Wasserstein, Bernard. The Secret Lives of Trebitsch Lincoln. New Haven, CT: Yale University Press, 1988.
From Maioli, Library Journal (via Amazon.com): "Con man, missionary, freelance spy, Buddhist abbot, international persona non grata, Lincoln was a modern-day Proteus. From his birth in turn-of-the-century Hungary to his final days in the Shanghai YMCA during World War II, he captures our interest." Lincoln is "rescued from obscurity in this engaging feat of historical detective work, which depicts him as a false messiah who shared attributes with the period's great dictators.
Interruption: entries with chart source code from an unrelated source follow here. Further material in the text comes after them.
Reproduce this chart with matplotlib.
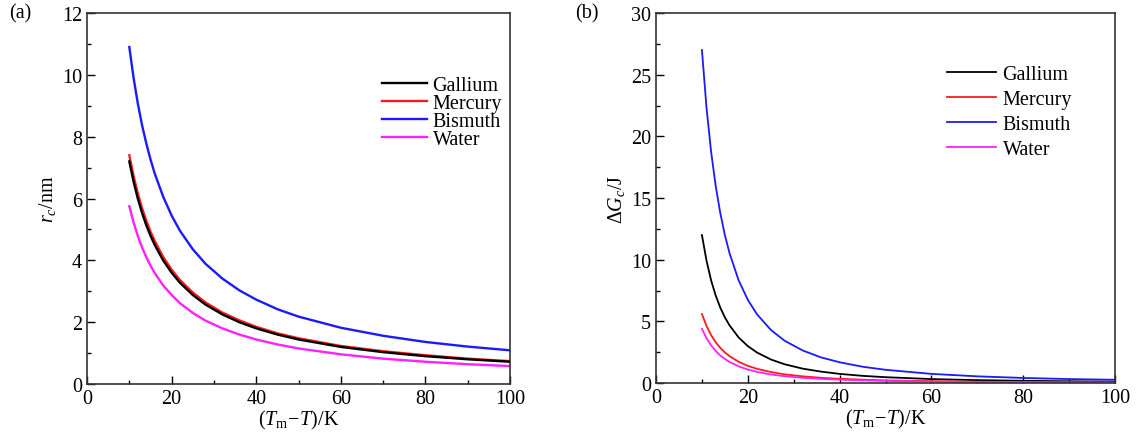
import matplotlib.pyplot as plt
from matplotlib.ticker import MultipleLocator

plt.rcParams['font.family'] = 'Liberation Serif'
plt.rcParams['mathtext.fontset'] = 'custom'
plt.rcParams['mathtext.rm'] = 'Liberation Serif'
plt.rcParams['mathtext.it'] = 'Liberation Serif:italic'

# undercooling (Tm - T) / K
dT = [10, 11, 12, 13, 14, 15, 16, 18, 20, 22, 25, 28, 32, 36, 40, 45, 50, 60, 70, 80, 90, 100]

# (a) critical radius r_c / nm
rc_gallium = [7.2, 6.55, 6.0, 5.54, 5.14, 4.8, 4.5, 4.0, 3.6, 3.27, 2.88, 2.57, 2.25, 2.0, 1.8, 1.6, 1.44, 1.2, 1.03, 0.9, 0.8, 0.72]
rc_mercury = [7.4, 6.73, 6.17, 5.69, 5.29, 4.93, 4.63, 4.11, 3.7, 3.36, 2.96, 2.64, 2.31, 2.06, 1.85, 1.64, 1.48, 1.23, 1.06, 0.93, 0.82, 0.74]
rc_bismuth = [10.9, 9.91, 9.08, 8.38, 7.79, 7.27, 6.81, 6.06, 5.45, 4.95, 4.36, 3.89, 3.41, 3.03, 2.73, 2.42, 2.18, 1.82, 1.56, 1.36, 1.21, 1.09]
rc_water = [5.75, 5.23, 4.79, 4.42, 4.11, 3.83, 3.59, 3.19, 2.88, 2.61, 2.3, 2.05, 1.8, 1.6, 1.44, 1.28, 1.15, 0.96, 0.82, 0.72, 0.64, 0.58]

# (b) critical free energy dG_c / J
gc_gallium = [12.0, 9.92, 8.33, 7.10, 6.12, 5.33, 4.69, 3.70, 3.0, 2.48, 1.92, 1.53, 1.17, 0.93, 0.75, 0.59, 0.48, 0.33, 0.24, 0.19, 0.15, 0.12]
gc_mercury = [5.6, 4.63, 3.89, 3.31, 2.86, 2.49, 2.19, 1.73, 1.4, 1.16, 0.90, 0.71, 0.55, 0.43, 0.35, 0.28, 0.22, 0.16, 0.11, 0.09, 0.07, 0.06]
gc_bismuth = [27.0, 22.31, 18.75, 15.98, 13.78, 12.0, 10.55, 8.33, 6.75, 5.58, 4.32, 3.44, 2.64, 2.08, 1.69, 1.33, 1.08, 0.75, 0.55, 0.42, 0.33, 0.27]
gc_water = [4.4, 3.64, 3.06, 2.6, 2.24, 1.96, 1.72, 1.36, 1.1, 0.91, 0.70, 0.56, 0.43, 0.34, 0.28, 0.22, 0.18, 0.12, 0.09, 0.07, 0.05, 0.04]

names = ['Gallium', 'Mercury', 'Bismuth', 'Water']
colors = ['black', '#ff1a1a', '#1a1aff', '#ff20ff']

fig = plt.figure(figsize=(11.36, 4.39), dpi=100)
ax1 = fig.add_axes([0.0766, 0.123, 0.3724, 0.845])
ax2 = fig.add_axes([0.5775, 0.125, 0.404, 0.843])

fs = 14.5

# (a)
zs = [4, 3, 2, 2]
for ys, c, n, z in zip([rc_gallium, rc_mercury, rc_bismuth, rc_water], colors, names, zs):
    ax1.plot(dT, ys, color=c, lw=1.7, label=n, zorder=z)
ax1.set_xlim(0, 100)
ax1.set_ylim(0, 12)
ax1.xaxis.set_major_locator(MultipleLocator(20))
ax1.xaxis.set_minor_locator(MultipleLocator(10))
ax1.yaxis.set_major_locator(MultipleLocator(2))
ax1.yaxis.set_minor_locator(MultipleLocator(1))
ax1.set_xlabel(r'$(T_\mathrm{m}\!-\!T)$/K', fontsize=fs, labelpad=0)
ax1.set_ylabel(r'$r_c$/nm', fontsize=fs, labelpad=3)
ax1.legend(loc='upper left', bbox_to_anchor=(0.655, 0.88), frameon=False, fontsize=fs,
           labelspacing=-0.05, handlelength=2.2, handletextpad=0.3)
fig.text(0.008, 0.968, '(a)', fontsize=fs, va='center')

# (b)
for ys, c, n in zip([gc_gallium, gc_mercury, gc_bismuth, gc_water], colors, names):
    ax2.plot(dT, ys, color=c, lw=1.3, label=n)
ax2.set_xlim(0, 100)
ax2.set_ylim(0, 30)
ax2.xaxis.set_major_locator(MultipleLocator(20))
ax2.xaxis.set_minor_locator(MultipleLocator(10))
ax2.yaxis.set_major_locator(MultipleLocator(5))
ax2.yaxis.set_minor_locator(MultipleLocator(2.5))
ax2.set_xlabel(r'$(T_\mathrm{m}\!-\!T)$/K', fontsize=fs, labelpad=0)
ax2.set_ylabel(r'$\Delta G_c$/J', fontsize=fs, labelpad=3)
ax2.legend(loc='upper left', bbox_to_anchor=(0.595, 0.91), frameon=False, fontsize=fs,
           labelspacing=0.3, handlelength=2.4, handletextpad=0.35)
fig.text(0.506, 0.968, '(b)', fontsize=fs, va='center')

for ax in (ax1, ax2):
    ax.tick_params(which='both', direction='in', top=False, right=False, labelsize=fs)
    ax.tick_params(which='major', length=6, width=1)
    ax.tick_params(which='minor', length=3, width=1)
    for s in ax.spines.values():
        s.set_linewidth(1.2)
        s.set_color('#333333')

fig.savefig('out.png', dpi=100)
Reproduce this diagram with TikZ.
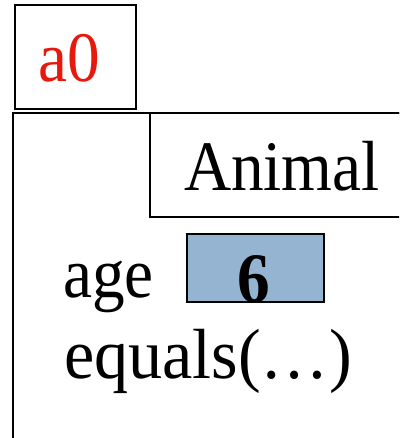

As history, biography, or adventure, this is a fascinating book written with authority and wit."
Richard B. Spence, "The Mysteries of Trebitsch-Lincoln: Con-man, Spy, 'Counter-Initiate'?" New Dawn, 30 Sep. 2009. says that of the works dealing with Trebitsch-Lincoln "[b]y far the most thorough is Bernard Wasserstein's 1988 The Secret Lives of Trebitsch Lincoln. But even Wasserstein's diligent detective work cannot fill in all the blanks."
Spence comments that "[w]hatever else may be said about Ignatius Timothy Trebitsch-Lincoln, few can match his resume. He started life in Hungary in 1879 as plain Ignacz Trebitsch, the son of a prosperous orthodox Jewish family. He ended it sixty-four years later in Shanghai as the Abbot Chao Kung.... In between, using innumerable aliases, Trebitsch played the parts of actor, petty thief, convicted forger, Christian missionary, Anglican curate, Buddhist monk, member of Parliament, oil tycoon, fugitive, self-proclaimed genius, international spy, adviser to warlords and arch-conspirator. And those are just the ones we can be sure of."
Wasserstein, Bernard. Secret War In Shanghai: Treachery, Subversion and Collaboration in the Second World War. London: Profile, 1998. Secret War in Shanghai: An Untold Story of Espionage, Intrigue, and Treason in World War II. Boston: Houghton Mifflin, 1999.
Pye, FA 79.2 (Mar.-Apr. 2000), believes that the author "has brillantly captured both the ambiance of the time and the personalities of its many shady actors.... Shanghai's self-contained social world kept the intelligence agencies so busy that it did not seem to matter that their activities had almost no effect on the war itself." However, Wilkinson, JMH 64.3, finds too much effort to sensationalize here, calling the book "tabloid history." And the connection with the broader war is tenuous, since "[m]ost of the people [Wasserstein] writes about were agents acting in their own behalf."
To Mercado, Intelligencer 11.1, Wasserstein "delivers little of what is implicitly promised" by the book's title, dust jacket, and introduction. The author "fails to tell a compelling tale of the secret war in Shanghai by paying attention to the history's characters in inverse proportion to their importance.... [He] all but ignore[s] the Japanese and Chinese principals in Shanghai's shadow war, ... [and] fails even to give a decent accounting of American and British intelligence operations."